The neighborhood boasts many live oak and sycamore trees that provide shelter for people and animals alike; both trees are indigenous to the region and are protected by a City of Glendale ordinance. Hiking trails at the top of Whiting Woods and Mesa Lila roads offer residents a place to stretch their legs and a seasonal stream running through the area makes Whiting Woods a restful place to live.

But it wasn’t always so. In the early 1900s, the property was known as the Pasadena Mountain Club and entrance to the club was restricted to those who paid 25 or 50 cents for a membership card. This fee prevented the club’s owner from being arrested for selling liquor to the members, according to a 1953 Ledger article. Near the small clubhouse were 10 one-story cabins used as bedrooms.

In 1915, Perry Whiting became part of Whiting Wood’s story. Whiting, a self-made man born in Michigan, had amassed a fortune through ingenuity and hard work, the Ledger article observed, and he had come to the area to retire.

Whiting was living at 3150 Honolulu Avenue in La Crescenta when he discovered that his company, Whiting-Mead, had a lien on a nearby property that had recently been closed by the district attorney under the red light abatement act. He went to check it out and discovered a small clubhouse set in a canyon in the midst of 44 acres of mountain land, “all except about 10 acres of which was too steep for any practical use,” he wrote in his memoirs, ’Perry, Experiences of a Pioneer,’ in 1930. Excerpts from Perry’s book are included on the Whiting Woods website.
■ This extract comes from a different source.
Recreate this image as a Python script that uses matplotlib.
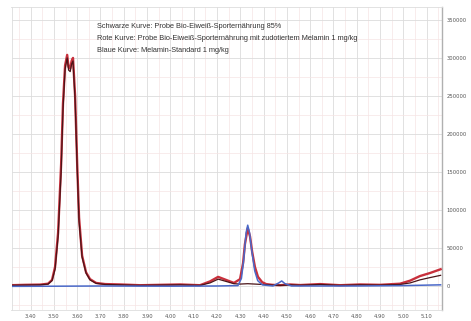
import matplotlib
matplotlib.use("Agg")
import matplotlib.pyplot as plt
from matplotlib.ticker import MultipleLocator, FixedLocator

# Retention time axis (min) and detector response for each trace
red_t = [3.312, 3.376, 3.441, 3.475, 3.492, 3.505, 3.518, 3.531, 3.539, 3.548,
         3.557, 3.563, 3.570, 3.576, 3.582, 3.591, 3.600, 3.608, 3.621, 3.638,
         3.655, 3.681, 3.720, 3.784, 3.870, 3.956, 4.042, 4.127, 4.170, 4.205,
         4.239, 4.273, 4.299, 4.312, 4.320, 4.332, 4.342, 4.351, 4.363, 4.376,
         4.394, 4.411, 4.437, 4.471, 4.514, 4.557, 4.643, 4.728, 4.814, 4.900,
         4.986, 5.029, 5.071, 5.114, 5.160]
red_y = [1000, 1500, 1800, 3000, 8000, 25000, 70000, 160000, 240000, 290000,
         304000, 288000, 286000, 296000, 300000, 250000, 160000, 90000, 40000, 18000,
         9000, 4000, 2500, 2000, 1000, 1500, 2000, 1000, 6000, 12000,
         8000, 4000, 9000, 30000, 55000, 76000, 65000, 45000, 25000, 12000,
         5000, 2500, 1500, 1000, 2000, 1200, 2500, 1000, 2000, 1500,
         3000, 7000, 13000, 17000, 22000]

black_t = [3.312, 3.376, 3.441, 3.475, 3.492, 3.505, 3.518, 3.531, 3.539, 3.548,
           3.557, 3.563, 3.570, 3.576, 3.582, 3.591, 3.600, 3.608, 3.621, 3.638,
           3.655, 3.681, 3.720, 3.784, 3.870, 3.956, 4.042, 4.127, 4.170, 4.205,
           4.239, 4.273, 4.299, 4.332, 4.363, 4.394, 4.437, 4.471, 4.514, 4.557,
           4.643, 4.728, 4.814, 4.900, 4.986, 5.029, 5.071, 5.114, 5.160]
black_y = [800, 1200, 1500, 2500, 7000, 22000, 65000, 150000, 232000, 285000,
           300000, 284000, 282000, 292000, 296000, 245000, 155000, 85000, 38000, 17000,
           8000, 3500, 2000, 1500, 800, 1200, 1500, 800, 4000, 9000,
           6000, 3000, 2500, 3000, 2500, 2000, 1200, 800, 1500, 1000,
           2000, 800, 1500, 1200, 2000, 4000, 8000, 11000, 14000]

blue_t = [3.312, 3.500, 3.700, 4.000, 4.200, 4.290, 4.305, 4.315, 4.325, 4.332,
          4.340, 4.350, 4.362, 4.375, 4.395, 4.440, 4.465, 4.478, 4.492, 4.520,
          4.800, 5.000, 5.160]
blue_y = [-500, -300, 0, -300, 0, 500, 10000, 35000, 70000, 80000,
          70000, 45000, 20000, 7000, 1500, 0, 4000, 6600, 3000, 0,
          0, 500, 1500]

x_ticks = [3.40, 3.50, 3.60, 3.70, 3.80, 3.90, 4.00, 4.10, 4.20,
           4.30, 4.40, 4.50, 4.60, 4.70, 4.80, 4.90, 5.00, 5.10]
y_ticks = [0, 50000, 100000, 150000, 200000, 250000, 300000, 350000]

legend_lines = [
    "Schwarze Kurve: Probe Bio-Eiweiß-Sporternährung 85%",
    "Rote Kurve: Probe Bio-Eiweiß-Sporternährung mit zudotiertem Melamin 1 mg/kg",
    "Blaue Kurve: Melamin-Standard 1 mg/kg",
]

W, H = 471, 321
fig = plt.figure(figsize=(W / 100, H / 100), dpi=100)
ax = fig.add_axes([11.5 / W, 1 - 310 / H, (442 - 11.5) / W, (310 - 7) / H])

ax.plot(red_t, red_y, color="#c8303c", lw=1.7, zorder=3)
ax.plot(black_t, black_y, color="#4a1418", lw=0.9, zorder=4)
ax.plot(blue_t, blue_y, color="#4a68c8", lw=1.1, zorder=5)

ax.set_xlim(3.318, 5.166)
ax.set_ylim(-31600, 367000)

ax.xaxis.set_major_locator(FixedLocator(x_ticks))
ax.set_xticklabels([f"{v:.2f}" for v in x_ticks])
ax.xaxis.set_minor_locator(MultipleLocator(0.05))
ax.yaxis.set_major_locator(FixedLocator(y_ticks))
ax.set_yticklabels([str(v) for v in y_ticks])
ax.yaxis.set_minor_locator(MultipleLocator(25000))

ax.yaxis.tick_right()
ax.tick_params(axis="both", which="both", length=0, labelsize=3.8,
               labelcolor="#555555", pad=3)

ax.grid(True, which="major", color="#dcdcdc", lw=0.6)
ax.grid(True, which="minor", color="#f6e4e4", lw=0.5)
ax.set_axisbelow(True)

for side in ("top", "left", "bottom"):
    ax.spines[side].set_color("#dddddd")
    ax.spines[side].set_linewidth(0.6)
ax.spines["right"].set_color("#b0b0b0")
ax.spines["right"].set_linewidth(1.0)

# legend text, positioned in pixels measured from the top edge
for i, line in enumerate(legend_lines):
    fig.text(97 / W, 1 - (26 + 12.5 * i) / H, line, fontsize=5.3,
             family="Liberation Sans", color="#333333", va="center", ha="left")

fig.savefig("out.png", dpi=100)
The property made a strong impression on him. “It pleased me very much, from the fact that there were a great many Live Oak and Sycamore trees. Such places as this are not plentiful in Southern California.” Seizing the opportunity, Whiting purchased the property and remodeled the clubhouse into a residence.

Within a year or so, Whiting saw an advertisement in the Los Angeles Times regarding 415 acres in the Crescenta Valley that were for sale. He contacted the owner, a Wisconsin resident, and discovered that the advertised land adjoined the property he already owned. “This land was very beautiful, having a regular forest on many parts,” Whiting wrote.
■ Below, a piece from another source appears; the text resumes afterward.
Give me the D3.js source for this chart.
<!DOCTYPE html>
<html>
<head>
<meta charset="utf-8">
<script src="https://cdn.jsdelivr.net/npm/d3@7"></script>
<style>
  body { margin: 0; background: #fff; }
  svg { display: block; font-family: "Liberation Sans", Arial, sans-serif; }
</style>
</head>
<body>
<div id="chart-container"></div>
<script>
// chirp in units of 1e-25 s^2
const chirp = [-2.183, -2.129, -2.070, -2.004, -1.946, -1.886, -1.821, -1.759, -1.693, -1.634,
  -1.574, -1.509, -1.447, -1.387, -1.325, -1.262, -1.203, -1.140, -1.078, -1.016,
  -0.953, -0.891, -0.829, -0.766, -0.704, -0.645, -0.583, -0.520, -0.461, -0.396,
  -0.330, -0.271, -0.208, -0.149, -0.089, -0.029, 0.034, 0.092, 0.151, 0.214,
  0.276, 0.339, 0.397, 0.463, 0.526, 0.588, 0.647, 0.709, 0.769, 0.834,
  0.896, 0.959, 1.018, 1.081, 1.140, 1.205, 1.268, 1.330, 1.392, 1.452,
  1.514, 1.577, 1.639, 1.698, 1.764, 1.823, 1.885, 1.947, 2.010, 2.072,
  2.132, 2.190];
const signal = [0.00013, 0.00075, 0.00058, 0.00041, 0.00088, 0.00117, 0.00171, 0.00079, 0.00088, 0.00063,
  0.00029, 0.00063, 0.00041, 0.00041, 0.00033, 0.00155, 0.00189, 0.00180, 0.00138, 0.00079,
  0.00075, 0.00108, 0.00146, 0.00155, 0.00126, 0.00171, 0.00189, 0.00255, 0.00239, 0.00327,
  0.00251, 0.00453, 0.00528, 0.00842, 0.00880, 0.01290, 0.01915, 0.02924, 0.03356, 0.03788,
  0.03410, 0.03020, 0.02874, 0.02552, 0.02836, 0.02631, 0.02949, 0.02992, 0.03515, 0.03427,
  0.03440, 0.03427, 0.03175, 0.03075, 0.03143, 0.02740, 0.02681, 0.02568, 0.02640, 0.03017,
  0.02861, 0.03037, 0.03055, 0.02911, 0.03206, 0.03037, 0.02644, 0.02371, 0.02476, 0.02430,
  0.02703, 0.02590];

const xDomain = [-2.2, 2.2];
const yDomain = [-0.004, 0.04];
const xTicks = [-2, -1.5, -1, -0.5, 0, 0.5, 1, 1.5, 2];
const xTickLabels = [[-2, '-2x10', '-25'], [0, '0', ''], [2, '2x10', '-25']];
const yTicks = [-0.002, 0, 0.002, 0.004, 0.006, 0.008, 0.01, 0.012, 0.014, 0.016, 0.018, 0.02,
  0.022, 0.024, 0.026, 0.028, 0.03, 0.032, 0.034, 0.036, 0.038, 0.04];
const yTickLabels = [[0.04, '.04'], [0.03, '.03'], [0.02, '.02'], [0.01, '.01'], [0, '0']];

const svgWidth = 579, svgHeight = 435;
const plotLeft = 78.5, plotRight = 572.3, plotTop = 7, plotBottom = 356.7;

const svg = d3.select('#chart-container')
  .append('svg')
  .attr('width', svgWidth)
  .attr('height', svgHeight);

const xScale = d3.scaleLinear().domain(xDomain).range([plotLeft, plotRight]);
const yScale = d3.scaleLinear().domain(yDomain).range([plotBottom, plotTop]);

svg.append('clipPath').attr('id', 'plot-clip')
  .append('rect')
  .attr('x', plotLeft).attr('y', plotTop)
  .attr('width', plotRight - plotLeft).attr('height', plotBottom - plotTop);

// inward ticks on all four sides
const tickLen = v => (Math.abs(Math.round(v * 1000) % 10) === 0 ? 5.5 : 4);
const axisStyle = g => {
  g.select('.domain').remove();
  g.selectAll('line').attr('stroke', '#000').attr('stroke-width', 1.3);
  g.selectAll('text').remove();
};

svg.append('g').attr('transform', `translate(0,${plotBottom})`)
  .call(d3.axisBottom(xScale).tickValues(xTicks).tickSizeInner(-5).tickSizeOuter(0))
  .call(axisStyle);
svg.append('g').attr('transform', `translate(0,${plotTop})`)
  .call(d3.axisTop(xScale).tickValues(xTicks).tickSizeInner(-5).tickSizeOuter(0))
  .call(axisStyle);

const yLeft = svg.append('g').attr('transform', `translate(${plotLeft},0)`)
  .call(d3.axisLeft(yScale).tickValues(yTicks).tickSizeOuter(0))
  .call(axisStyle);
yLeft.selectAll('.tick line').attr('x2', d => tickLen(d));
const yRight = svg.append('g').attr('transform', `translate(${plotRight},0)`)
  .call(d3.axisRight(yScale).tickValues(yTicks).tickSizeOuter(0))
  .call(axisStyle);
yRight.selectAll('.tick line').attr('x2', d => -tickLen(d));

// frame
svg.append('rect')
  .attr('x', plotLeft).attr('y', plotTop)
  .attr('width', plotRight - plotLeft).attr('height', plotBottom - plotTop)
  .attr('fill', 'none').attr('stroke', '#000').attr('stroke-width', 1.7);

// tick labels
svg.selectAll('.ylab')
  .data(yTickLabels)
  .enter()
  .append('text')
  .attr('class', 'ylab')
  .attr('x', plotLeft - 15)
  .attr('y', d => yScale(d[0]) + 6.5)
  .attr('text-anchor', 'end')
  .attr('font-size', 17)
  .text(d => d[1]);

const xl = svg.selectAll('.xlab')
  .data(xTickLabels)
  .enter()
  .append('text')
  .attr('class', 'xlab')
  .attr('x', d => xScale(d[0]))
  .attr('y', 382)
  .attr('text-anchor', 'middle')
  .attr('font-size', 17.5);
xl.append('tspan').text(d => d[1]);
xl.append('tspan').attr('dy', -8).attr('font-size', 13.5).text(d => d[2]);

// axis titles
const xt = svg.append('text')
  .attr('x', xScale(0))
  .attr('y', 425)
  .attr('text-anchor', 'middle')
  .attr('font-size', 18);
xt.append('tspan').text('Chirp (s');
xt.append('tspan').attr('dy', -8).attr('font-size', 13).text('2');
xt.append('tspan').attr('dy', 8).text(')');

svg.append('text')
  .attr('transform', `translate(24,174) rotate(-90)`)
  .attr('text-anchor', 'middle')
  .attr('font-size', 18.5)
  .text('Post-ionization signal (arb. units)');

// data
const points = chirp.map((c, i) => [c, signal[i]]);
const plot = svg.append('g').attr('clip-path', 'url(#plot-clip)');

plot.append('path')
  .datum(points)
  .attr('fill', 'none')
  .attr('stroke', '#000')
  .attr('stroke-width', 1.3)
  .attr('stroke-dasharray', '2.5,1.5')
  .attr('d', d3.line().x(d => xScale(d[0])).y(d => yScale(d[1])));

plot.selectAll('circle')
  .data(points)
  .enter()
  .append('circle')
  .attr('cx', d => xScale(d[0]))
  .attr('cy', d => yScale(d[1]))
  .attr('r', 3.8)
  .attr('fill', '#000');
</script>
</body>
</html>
After negotiating the price for several months, he bought the property, outbidding another Wisconsin man, who, according to the Ledger, 1953, planned to subdivide the property into several small chicken ranches.

In early 1921, Whiting’s ranch house “burned to the ground, furniture and all,” he later wrote. Nevertheless, later that same year, he purchased 260 acres of flat meadow land further up in the canyon from a truck farmer who was growing vegetables with water provided by natural gravity from the surrounding mountains, according to the Ledger. This third purchase brought Whiting’s holdings to 670 acres.

Whiting eventually built a large white house overlooking the canyon and the valley, and it was there that he wrote the story of his life and of his land, now known as Whiting Woods.